The Canaanites weren’t nice people. They lived in atrocious sexual sin. Think Sodom and Gomorrah, and you probably have the right idea. God destroyed those and many other places around them.

However, there were a lot of other places God spared. In fact, He reserved judgment on the majority of Canaanite peoples living at the time of Abraham. Even though they committed heinous sin, even sacrificing their children to their gods, the one true God withheld His hand of judgment.

Why?

Because “the iniquity of the Amorite” wasn’t yet “complete.”

What does that mean? It means God was giving grace and mercy to people so that they would have time to repent and turn to Him. Now imagine that. Killers, murderers of their own children, sexually promiscuous people. God gave them all more time to turn to Him.

Why?

Because…

God in His mercy sometimes gives people second chances.

This isn’t something people deserve. The sexually twisted, murderous Amorites should have been toasted like Sodom. Instead, God gave them time to repent of their odious sin and turn to Him.

In fact, He gave them a few centuries to turn from their wicked ways. Because they hadn’t yet fully wasted God’s grace and mercy, He would let them live until the right time came. They had time to turn before God would burn them as He did Sodom and Gomorrah.

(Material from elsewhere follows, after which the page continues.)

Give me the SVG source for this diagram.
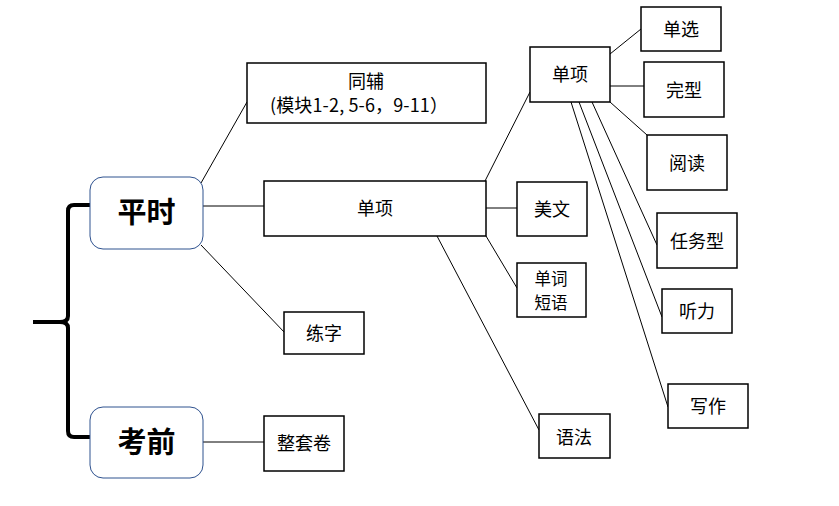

Just as God predicted, that judgment came. When His time was just right, God brought a group of ragtag slaves out of Egypt, led them to the very land Abraham once trod and instructed them to destroy those wicked Amorites.

None of this happened until God gave those Canaanite people a few centuries to repent and turn to the one, true God. He didn’t have to give them any time. Instead, he mercifully gave them generations to think about it.

So What?

We are all vessels of wrath, sinners who deserve punishment. We should all burn forever in hell because we committed agregious acts against a holy God.

“I’m not a bad person,” you might say. “I’ve never murdered or stolen anything?”

But our sin isn’t a matter of degree. If we’ve committed one sin against a God who doesn’t know sin and won’t tolerate sin, we have fallen short of His perfect standard (Romans 3:23).

However, in His love, grace and mercy, God sent His perfect, sinless Son Jesus Christ to take on Himself our sin and its penalty so that we, the guilty, could go free. Our sin condemned us. God absolved us through His Son (Hebrews 9:28).

He didn’t have to do this. In fact, it would have been simpler for God to smash His creation into a large ball and start over. He had another plan, though (Ephesians 1:4).

That plan included the death of His Son so that those dead in their sins could have life (Ephesians 2). Christ died for you and me so that His mercy would envelop the human race and provide a way of escape from judgment.

In much the same way as the Amorites, we have time to turn and repent. But don’t squander that time. It may not be as long as you think it is. After all, the Amorites were probably quite surprised when a bunch of desert bedouins took their country and their lives away from them.

God is merciful, but He’s also just. He will require payment for your sins. Will you be ready with the payment Jesus provided? Or will you wait too long just as the Amorites did?

God is good. He is just. The time is short. The stakes are eternal. The choice is yours.